The slack chatbot model saves the token and session information in a DataStore database based on the Slack user id. The token helps in maintaining connectivity across devices by using Slack. Further, the session value is stored in local storage variables in the web app model.
The team used Google Cloud Platform and internal Twitter services to create the app. This includes the following:
Google Kubernetes Engine (GKE): It is a fully managed Kubernetes service from Google Cloud that implements the entire Kubernetes API. It makes sure that the information is found via secure communication channels by adhering to all Twitter services’ protocols, policies, and security standards. The team is enabled to scale the platform in response to the workload by using an automated mechanism.
Twitter Puppet: The configuration management system used by Twitter is Puppet, which creates a new image using Twitter templates with a preset setup.
Google Cloud load balancing: It is in charge of routing requests to the servers available in GKE. A new server is installed if the load grows too great, and the load balancer will be in charge of routing traffic to it.
SSL certificate TLS certificates are used to secure TLS server connections. They’re used to get certificates from a publicly trusted certificate authority (CA) suitable for web servers. As their applications contain sensitive information, they plan to use an SSL certificate to ensure a safe connection.
Data QnA API: Natural language processing is supported by Google Cloud’s Data QnA APIs. Data QnA turns customers’ inquiries, which are posed in natural language, into a SQL query that can be used to retrieve answers in the dataset.
BigQuery API: The BigQuery APIs on Google Cloud construct a job that executes queries generated by the Data QnA APIs. The query results are rendered in a data table or visualization once it has been completed successfully.
The team used Twitter Feather Components Library to create the Navigation Bar, Buttons, Charts, Tables, Progress Spinners, and CSS style sheets and React. This covers GCP services that transmit a variety of Remote Procedure Calls (RPCs), such as:
- Creating potential questions
- Creating SQL queries based on the questions that have been asked
- Creating jobs for BigQuery to conduct SQL queries
Both the web app and the Slack chatbot use common services to make code maintenance easier. It also enables a smooth flow between the two surfaces. The following are some of the most common services:
- Google OAuth for authentication and authorization ensures that consumers may only ask queries about datasets they have access to. A service account authentication is also set for performing BigQuery backend processes.

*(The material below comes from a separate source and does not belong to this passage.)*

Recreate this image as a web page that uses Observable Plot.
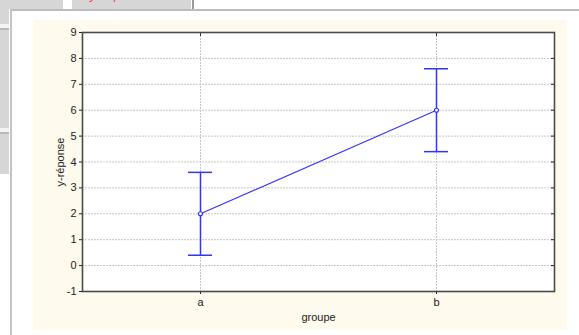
<!DOCTYPE html>
<html>
<head>
<meta charset="utf-8">
<script src="https://cdn.jsdelivr.net/npm/d3@7"></script>
<script src="https://cdn.jsdelivr.net/npm/@observablehq/plot@0.6"></script>
<style>
  html, body { margin: 0; padding: 0; background: #ffffff; width: 579px; height: 335px; overflow: hidden; position: relative; font-family: "Liberation Sans", Arial, sans-serif; }
  .abs { position: absolute; }
  #panel { position: absolute; left: 33px; top: 20px; width: 534px; height: 310px; background: #fffaee; }
  #panel svg { display: block; background: transparent; }
</style>
</head>
<body>
<!-- window decorations -->
<div class="abs" style="left:0;top:0;width:9px;height:174px;background:#d6d6d6"></div>
<div class="abs" style="left:0;top:24px;width:9px;height:4px;background:#f4f4f4"></div>
<div class="abs" style="left:0;top:28px;width:9px;height:2px;background:#b8b8b8"></div>
<div class="abs" style="left:0;top:128px;width:9px;height:4px;background:#f4f4f4"></div>
<div class="abs" style="left:0;top:132px;width:9px;height:2px;background:#b8b8b8"></div>
<div class="abs" style="left:0;top:0;width:63px;height:9px;background:#d6d6d6"></div>
<div class="abs" style="left:72px;top:0;width:119px;height:9px;background:#d6d6d6;overflow:hidden">
  <div class="abs" style="left:18px;top:-14px;color:#ff4a4a;font-style:italic;font-size:14px;white-space:nowrap">y-réponse</div>
</div>
<div class="abs" style="left:192px;top:0;width:2px;height:9px;background:#9a9a9a"></div>
<div class="abs" style="left:10px;top:9px;width:569px;height:2px;background:#bdbdbd"></div>
<div class="abs" style="left:10px;top:9px;width:2px;height:326px;background:#c4c4c4"></div>
<div id="panel"></div>
<script>
const groups = ["a", "b"];
const means = [2, 6];
const lower = [0.4, 4.4];
const upper = [3.6, 7.6];
const yTicks = [-1, 0, 1, 2, 3, 4, 5, 6, 7, 8, 9];
const xLabel = "groupe";
const yLabel = "y-réponse";

const data = groups.map((g, i) => ({g, m: means[i], lo: lower[i], hi: upper[i]}));
const blue = "#3333ff";
const fontStyle = {fontFamily: "'Liberation Sans', Arial, sans-serif", fontSize: "11px"};
const gridColor = "#c6c6c6";

const chart = Plot.plot({
  width: 534,
  height: 310,
  marginLeft: 49,
  marginRight: 13,
  marginTop: 12,
  marginBottom: 39,
  style: {...fontStyle, background: "transparent", color: "#222"},
  x: {type: "point", domain: groups, padding: 0.5},
  y: {domain: [-1, 9]},
  marks: [
    Plot.frame({fill: "#ffffff", stroke: null}),
    Plot.gridY(yTicks, {stroke: gridColor, strokeOpacity: 1, strokeDasharray: "2,1", strokeWidth: 1}),
    Plot.gridX(groups, {stroke: gridColor, strokeOpacity: 1, strokeDasharray: "2,1", strokeWidth: 1}),
    Plot.axisY(yTicks, {anchor: "left", tickSize: 3, tickPadding: 3, label: null, fontSize: 11, fill: "#222", tickFormat: d => String(d)}),
    Plot.axisY(yTicks, {anchor: "right", tickSize: 4, dx: -4, tickFormat: () => "", label: null, stroke: "#222"}),
    Plot.axisX(groups, {anchor: "bottom", tickSize: 3, tickPadding: 4, label: null, fontSize: 11, fill: "#222"}),
    Plot.axisX(groups, {anchor: "top", tickSize: 3, dy: 3, tickFormat: () => "", label: null, stroke: "#333"}),
    Plot.ruleX(data, {x: "g", y1: "lo", y2: "hi", stroke: blue, strokeWidth: 1.5}),
    Plot.ruleY(data, {y: "hi", x1: "g", x2: "g", stroke: blue, strokeWidth: 1.5, insetLeft: -12, insetRight: -12}),
    Plot.ruleY(data, {y: "lo", x1: "g", x2: "g", stroke: blue, strokeWidth: 1.5, insetLeft: -12, insetRight: -12}),
    Plot.line(data, {x: "g", y: "m", stroke: blue, strokeWidth: 1.1}),
    Plot.dot(data, {x: "g", y: "m", r: 2, fill: "#ffffff", stroke: blue, strokeWidth: 1.1}),
    Plot.frame({stroke: "#4a4a4a", strokeWidth: 1.6}),
    Plot.text([yLabel], {text: d => d, frameAnchor: "left", dx: -22, rotate: -90, textAnchor: "middle", fontSize: 11, fill: "#222"}),
    Plot.text([xLabel], {text: d => d, frameAnchor: "bottom", dy: 26, textAnchor: "middle", lineAnchor: "middle", fontSize: 11, fill: "#222"})
  ]
});
document.getElementById("panel").appendChild(chart);
</script>
</body>
</html>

- The Data QnA Question Service Client is created and configured by the Data QnA service. It asks the Data QnA question and interprets the endpoint with numerous interpretation handlers. It then inquires about the user’s preferred interpretation, answers the question, formats it, and sends it to the user.
- The BigQuery service is used to construct a job that will run SQL queries and produce a structured answer.
- Caching service is the caching layer for question-answer. It uses the cache to serve commonly asked questions.